In some garage or dorm-room, some smart kids are figuring out the future of media and technology. Global financial meltdown or not, Silicon Valley’s creative destruction – its law of motion -- is unstoppable. My own sense is that we need software and services that resynthesize the digital and real worlds. As NYU sociologist Dalton Conley suggests in his 2009 book Elsewhere, USA, technology has unmoored us from our real lives:
Our daily lives have changed, slowly but radically, over the past three decades. The division between work and home has been all but demolished; our weightless, wireless economy encourages us to work 24/7; marketing has invaded the most intimate aspects of our lives; leisure has become a lost art.
Silicon Valley thus needs to work on reuniting work with home. Having destroyed leisure with their always-on media, the smart technologists needs to reinvent it. The digital economy now must figure out ways to speed up the analog world. Silicon Valley's laws of motion must become America's laws of motion.
This may ultimately be little more than a convenient misreading of history, which attributed the economic crisis that began to emerge at the end of the twentieth century with the irrational exuberance of Web 1.0 thinking and now lays the current catastrophe at the feet of Web 2.0. In his quest for "a consummation/Devoutly to be wished," Keen may have come up with little more than a candidate recipe for the next boom-and-bust cycle. Nevertheless, Conley's source text may be of some use if we are still interested in the question of how we got into our current mess.

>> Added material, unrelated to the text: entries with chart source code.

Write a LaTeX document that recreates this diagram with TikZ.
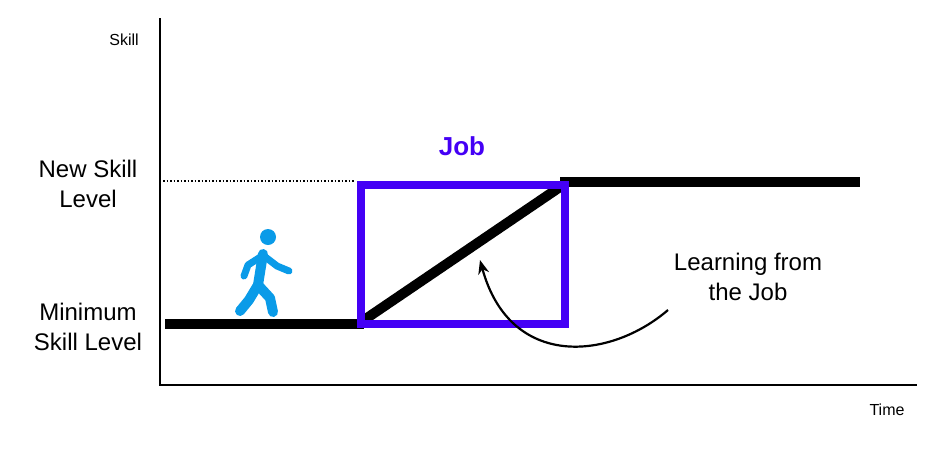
\documentclass[tikz,border=0pt]{standalone}
\usepackage{fontspec}
\setmainfont{Liberation Sans}
\usetikzlibrary{arrows.meta}
\definecolor{jobblue}{HTML}{4400F5}
\definecolor{walker}{HTML}{0A9BE8}
\begin{document}
\begin{tikzpicture}[x=1pt,y=-1pt,
  lbl/.style={font=\fontsize{24}{30}\selectfont,align=center},
  axis/.style={line width=2pt},
  lvl/.style={line width=10pt},
  fig/.style={walker,line width=10pt,line cap=round,line join=round}]
\path[use as bounding box] (0,0) rectangle (952,448);
\coordinate (o) at (160,385);
\coordinate (ytop) at (160,18);
\coordinate (xend) at (917,385);
\draw[axis] (ytop) -- (o) -- (xend);
\node[font=\fontsize{16}{18}\selectfont] (skill) at (124,40) {Skill};
\node[font=\fontsize{16}{18}\selectfont] (time) at (887,410) {Time};
\node[lbl] (new) at (88,184) {New Skill\\Level};
\node[lbl] (min) at (88,327) {Minimum\\Skill Level};
\coordinate (a) at (165,324);
\coordinate (b) at (364,324);
\coordinate (c) at (560,187);
\coordinate (d) at (860,182);
\draw[lvl] (a) -- (b);
\draw[lvl] (364,320) -- (c);
\draw[lvl] (560,182) -- (d);
\draw[line width=1.5pt,dotted] (163,181) -- (355,181);
\node[draw=jobblue,line width=8pt,minimum width=204pt,minimum height=139pt,inner sep=0] (job) at (462.5,254) {};
\node[font=\bfseries\fontsize{26}{30}\selectfont,text=jobblue] (jobl) at (462,146) {Job};
\node[lbl] (learn) at (748,277) {Learning from\\the Job};
\coordinate (s) at (668,310);
\coordinate (t) at (480,260);
\draw[line width=2.2pt,-{Stealth[length=14pt,width=11pt]}] (s) .. controls (610,360) and (510,370) .. (t);
% walker
\fill[walker] (268,237) circle (8);
\draw[fig] (263,254) -- (258,285);
\draw[fig] (258,285) -- (270,298) -- (273,312);
\draw[fig] (258,285) -- (249,300) -- (240,311);
\draw[fig,line width=7pt] (262,256) -- (248,265) -- (244,276);
\draw[fig,line width=7pt] (264,256) -- (277,266) -- (289,271);
\end{tikzpicture}
\end{document}
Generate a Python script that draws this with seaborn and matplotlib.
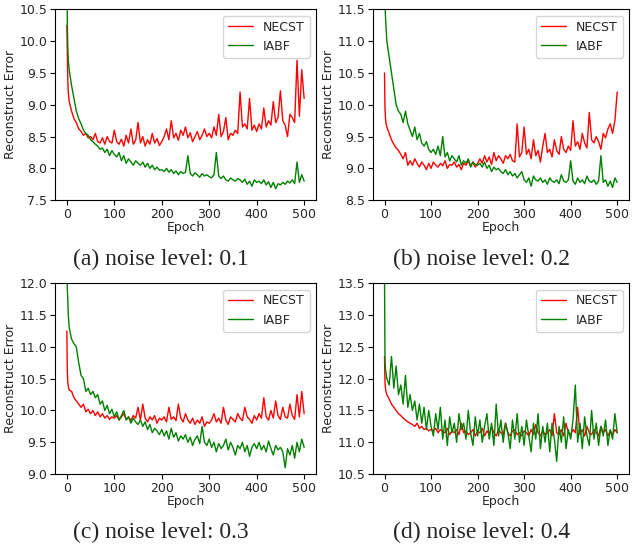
import pandas as pd
import seaborn as sns
import matplotlib
matplotlib.use("Agg")
import matplotlib.pyplot as plt
from matplotlib.ticker import FormatStrFormatter

# epochs sampled: 0,1,2,3 then every 5 epochs up to 500
EPOCHS = [0, 1, 2, 3] + list(range(5, 501, 5))

# noise level 0.1
necst_01 = [10.25, 9.8, 9.4, 9.2,
            9.05, 8.9, 8.78, 8.72, 8.62, 8.58, 8.52, 8.55, 8.48, 8.5,
            8.45, 8.55, 8.42, 8.4, 8.48, 8.38, 8.5, 8.42, 8.4, 8.6,
            8.42, 8.38, 8.46, 8.35, 8.52, 8.4, 8.62, 8.38, 8.44, 8.72,
            8.4, 8.5, 8.35, 8.45, 8.38, 8.55, 8.4, 8.47, 8.36, 8.42,
            8.5, 8.62, 8.45, 8.75, 8.48, 8.55, 8.44, 8.6, 8.52, 8.65,
            8.48, 8.56, 8.42, 8.5, 8.58, 8.45, 8.52, 8.62, 8.5, 8.55,
            8.48, 8.65, 8.52, 8.85, 8.5, 8.58, 8.8, 8.45, 8.55, 8.52,
            8.6, 8.55, 9.2, 8.65, 8.7, 8.62, 9.1, 8.6, 8.68, 8.58,
            8.7, 8.62, 8.95, 8.65, 8.75, 8.68, 9.05, 8.72, 8.8, 9.22,
            8.75, 8.68, 8.5, 8.85, 8.8, 8.72, 9.7, 8.82, 9.55, 9.1]
iabf_01 = [11.2, 10.3, 9.9, 9.7,
           9.55, 9.3, 9.1, 8.9, 8.78, 8.7, 8.6, 8.55, 8.52, 8.45,
           8.42, 8.38, 8.35, 8.3, 8.32, 8.25, 8.3, 8.2, 8.28, 8.22,
           8.18, 8.25, 8.12, 8.2, 8.08, 8.15, 8.1, 8.05, 8.12, 8.08,
           8.05, 8.1, 8.02, 8.08, 8.0, 8.05, 7.98, 8.02, 7.97, 7.98,
           7.95, 8.0, 7.94, 7.98, 7.92, 7.96, 7.9, 7.95, 7.92, 7.94,
           8.2, 7.92, 7.88, 7.93, 7.9, 7.86, 7.92, 7.88, 7.9, 7.87,
           7.85, 7.9, 8.25, 7.88, 7.84, 7.88, 7.82, 7.8, 7.85, 7.82,
           7.8, 7.84, 7.82, 7.78, 7.83, 7.75, 7.8, 7.72, 7.82, 7.78,
           7.8, 7.76, 7.82, 7.74, 7.79, 7.7, 7.78, 7.68, 7.76, 7.74,
           7.78, 7.75, 7.8, 7.77, 7.82, 7.76, 8.1, 7.78, 7.9, 7.8]

# noise level 0.2
necst_02 = [10.5, 9.95, 9.8, 9.72,
            9.65, 9.55, 9.45, 9.38, 9.32, 9.28, 9.22, 9.15, 9.25, 9.05,
            9.12, 9.05, 9.15, 9.08, 9.02, 9.1, 9.05, 8.98, 9.08, 9.0,
            9.1, 9.05, 9.02, 9.08, 9.04, 9.12, 9.0, 9.06, 9.05, 9.1,
            9.02, 9.06, 8.98, 9.08, 9.05, 9.12, 9.04, 9.1, 9.02, 9.08,
            9.15, 9.08, 9.2, 9.1, 9.18, 9.06, 9.25, 9.12, 9.2, 9.15,
            9.08, 9.2, 9.15, 9.22, 9.12, 9.1, 9.7, 9.18, 9.25, 9.65,
            9.22, 9.3, 9.15, 9.45, 9.2, 9.28, 9.1, 9.35, 9.55, 9.25,
            9.3, 9.18, 9.45, 9.28, 9.22, 9.5, 9.3, 9.25, 9.35, 9.28,
            9.75, 9.35, 9.42, 9.3, 9.55, 9.4, 9.32, 9.88, 9.45, 9.4,
            9.5, 9.42, 9.3, 9.55, 9.48, 9.62, 9.7, 9.55, 9.75, 10.2]
iabf_02 = [12.0, 11.6, 11.4, 11.25,
           11.0, 10.75, 10.5, 10.25, 10.0, 9.9, 9.85, 9.72, 9.9, 9.7,
           9.6, 9.5, 9.65, 9.45, 9.55, 9.4, 9.35, 9.42, 9.3, 9.25,
           9.3, 9.22, 9.35, 9.2, 9.5, 9.18, 9.25, 9.12, 9.2, 9.15,
           9.1, 9.2, 9.05, 9.12, 9.08, 9.15, 9.02, 9.1, 9.06, 9.05,
           9.08, 9.02, 9.1, 9.0, 9.05, 8.95, 9.02, 8.98, 9.0, 8.95,
           8.92, 8.98, 8.9, 8.95, 8.88, 8.92, 8.85, 8.9, 8.95, 8.82,
           8.78, 8.85, 8.72, 8.88, 8.82, 8.8, 8.85, 8.78, 8.82, 8.75,
           8.85, 8.8, 8.78, 8.82, 8.76, 8.9, 8.8, 8.78, 8.82, 9.12,
           8.8, 8.75, 8.85, 8.78, 8.82, 8.76, 8.88, 8.8, 8.78, 8.82,
           8.75, 8.8, 9.2, 8.78, 8.82, 8.72, 8.8, 8.7, 8.85, 8.78]

# noise level 0.3
necst_03 = [11.25, 10.6, 10.45, 10.38,
            10.32, 10.3, 10.2, 10.15, 10.1, 10.05, 10.1, 9.98, 10.02, 9.95,
            10.0, 9.92, 9.98, 9.9, 9.95, 9.88, 9.92, 9.86, 9.9, 9.88,
            9.92, 9.85, 9.9, 9.95, 9.86, 9.9, 9.84, 9.92, 9.88, 10.05,
            9.85, 10.1, 9.88, 9.82, 9.9, 9.85, 9.92, 9.8, 9.88, 9.85,
            9.9, 9.82, 10.05, 9.86, 9.9, 9.84, 10.1, 9.88, 9.82, 9.95,
            9.85, 9.8, 9.88, 9.78, 9.85, 9.8, 9.9, 9.75, 9.82, 9.8,
            9.85, 9.95, 9.82, 9.88, 9.8, 10.05, 9.85, 9.78, 9.9, 9.86,
            9.82, 9.95, 9.88, 9.84, 10.05, 9.9, 9.86, 9.8, 9.92, 9.85,
            9.95, 9.88, 10.2, 9.9, 9.85, 10.0, 9.88, 10.15, 9.92, 9.86,
            10.05, 9.9, 9.88, 10.1, 9.92, 9.86, 10.25, 9.9, 10.3, 9.95]
iabf_03 = [12.3, 11.9, 11.75, 11.5,
           11.3, 11.12, 11.05, 11.0, 10.75, 10.55, 10.5, 10.3, 10.35, 10.25,
           10.3, 10.2, 10.25, 10.1, 10.15, 10.0, 10.08, 9.95, 10.02, 9.9,
           9.98, 9.85, 9.92, 10.0, 9.85, 9.9, 9.8, 9.88, 9.82, 9.78,
           9.85, 9.75, 9.82, 9.7, 9.78, 9.65, 9.72, 9.68, 9.62, 9.7,
           9.6, 9.68, 9.55, 9.72, 9.58, 9.65, 9.52, 9.6, 9.55, 9.62,
           9.5, 9.58, 9.45, 9.55, 9.6, 9.48, 9.75, 9.5, 9.45, 9.55,
           9.42, 9.5, 9.35, 9.48, 9.4, 9.45, 9.55, 9.38, 9.5, 9.42,
           9.3, 9.45, 9.4, 9.5, 9.35, 9.45, 9.28, 9.42, 9.48, 9.4,
           9.5, 9.38, 9.45, 9.35, 9.52, 9.4, 9.3, 9.45, 9.38, 9.42,
           9.35, 9.1, 9.4, 9.3, 9.45, 9.25, 9.5, 9.35, 9.55, 9.42]

# noise level 0.4
necst_04 = [12.35, 11.95, 11.85, 11.8,
            11.75, 11.68, 11.6, 11.55, 11.5, 11.45, 11.42, 11.38, 11.35, 11.32,
            11.3, 11.28, 11.25, 11.3, 11.22, 11.25, 11.2, 11.22, 11.18, 11.2,
            11.18, 11.22, 11.15, 11.2, 11.17, 11.15, 11.22, 11.12, 11.18, 11.15,
            11.2, 11.12, 11.3, 11.15, 11.18, 11.12, 11.15, 11.2, 11.1, 11.17,
            11.15, 11.22, 11.1, 11.18, 11.12, 11.25, 11.15, 11.1, 11.2, 11.15,
            11.12, 11.3, 11.15, 11.1, 11.18, 11.2, 11.12, 11.15, 11.1, 11.18,
            11.15, 11.1, 11.2, 11.12, 11.28, 11.15, 11.1, 11.18, 11.12, 11.15,
            11.2, 11.1, 11.45, 11.15, 11.12, 11.2, 11.1, 11.3, 11.15, 11.12,
            11.2, 11.15, 11.55, 11.12, 11.2, 11.1, 11.25, 11.15, 11.12, 11.2,
            11.15, 11.1, 11.25, 11.15, 11.2, 11.1, 11.18, 11.12, 11.2, 11.15]
iabf_04 = [13.6, 12.3, 12.15, 12.1,
           12.0, 11.9, 12.35, 11.85, 12.2, 11.75, 11.9, 11.6, 12.05, 11.55,
           11.75, 11.5, 11.65, 11.35, 11.6, 11.3, 11.55, 11.2, 11.5, 11.25,
           11.1, 11.45, 11.2, 11.55, 11.05, 11.35, 10.95, 11.4, 11.15, 11.3,
           11.0, 11.45, 11.2, 11.3, 11.05, 11.5, 11.15, 10.95, 11.4, 11.1,
           11.35, 11.0, 11.25, 11.45, 11.05, 11.3, 10.95, 11.6, 11.1, 11.35,
           11.0, 11.3, 11.15, 10.9, 11.35, 11.05, 11.45, 11.0, 11.25, 10.95,
           11.35, 11.1, 10.85, 11.3, 11.05, 11.45, 10.9, 11.25, 11.0, 11.3,
           10.85, 11.3, 11.05, 10.7, 11.25, 11.0, 11.4, 10.9, 11.2, 11.05,
           11.35, 11.9, 11.0, 11.3, 10.9, 11.4, 11.1, 10.95, 11.5, 11.05,
           11.3, 10.95, 11.25, 11.1, 11.35, 10.95, 11.2, 11.05, 11.45, 11.15]

PANELS = [
    ("(a) noise level: 0.1", necst_01, iabf_01, (7.5, 10.5)),
    ("(b) noise level: 0.2", necst_02, iabf_02, (8.5, 11.5)),
    ("(c) noise level: 0.3", necst_03, iabf_03, (9.0, 12.0)),
    ("(d) noise level: 0.4", necst_04, iabf_04, (10.5, 13.5)),
]

sns.set_style("ticks")
plt.rcParams["font.family"] = ["DejaVu Sans"]

fig = plt.figure(figsize=(6.32, 5.5), dpi=100)
# axes rectangles [left, bottom, width, height] and caption x/y
rects = [[0.087, 0.636, 0.413, 0.347], [0.590, 0.636, 0.405, 0.347],
         [0.087, 0.138, 0.413, 0.347], [0.590, 0.138, 0.405, 0.347]]
cap_pos = [(0.255, 0.529), (0.762, 0.529), (0.255, 0.031), (0.762, 0.031)]

for (caption, necst, iabf, ylim), rect, (cx, cy) in zip(PANELS, rects, cap_pos):
    ax = fig.add_axes(rect)
    df = pd.DataFrame({"Epoch": EPOCHS, "NECST": necst, "IABF": iabf})
    sns.lineplot(data=df, x="Epoch", y="NECST", color="red", lw=1, label="NECST", ax=ax)
    sns.lineplot(data=df, x="Epoch", y="IABF", color="green", lw=1, label="IABF", ax=ax)
    ax.set_ylim(*ylim)
    ax.set_xlim(-25, 525)
    ax.set_xticks([0, 100, 200, 300, 400, 500])
    ax.yaxis.set_major_formatter(FormatStrFormatter("%.1f"))
    ax.tick_params(labelsize=9, length=3.5, color="black", pad=2)
    for s in ax.spines.values():
        s.set_color("black")
        s.set_linewidth(0.8)
    ax.set_xlabel("Epoch", fontsize=9, labelpad=0)
    ax.set_ylabel("Reconstruct Error", fontsize=9, labelpad=2)
    ax.legend(loc="upper right", fontsize=9, frameon=True)
    fig.text(cx, cy, caption, ha="center", va="center",
             family=["Liberation Serif"], fontsize=17)

fig.savefig("out.png", dpi=100)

While I think Conley may have a point with his punch line, it is more important to recognize that leisure most likely constitutes only a sliver of the "necessary arts" we have lost. I continue to hold to the belief that our very "sense of reality" (that oft-used phrase that I cribbed from Isaiah Berlin) has been significantly eroded, rather than enhanced, by recent technologies; and those "social software" Web 2.0 technologies are among the most corrosive. At the risk of going all Heideggerian, I wish to suggest that the fundamental art we have lost is the art of "being in the world;" and we have lost it because Silicon Valley has been such a successful breeding ground of positivist junkies who cannot see beyond the boundaries of the objective world. Can we seriously expect that the guys (and gals) who destroyed leisure are capable of reinventing it? At best, they will invent new ways for us to amuse ourselves to death (with apologies to the memory of Neil Postman).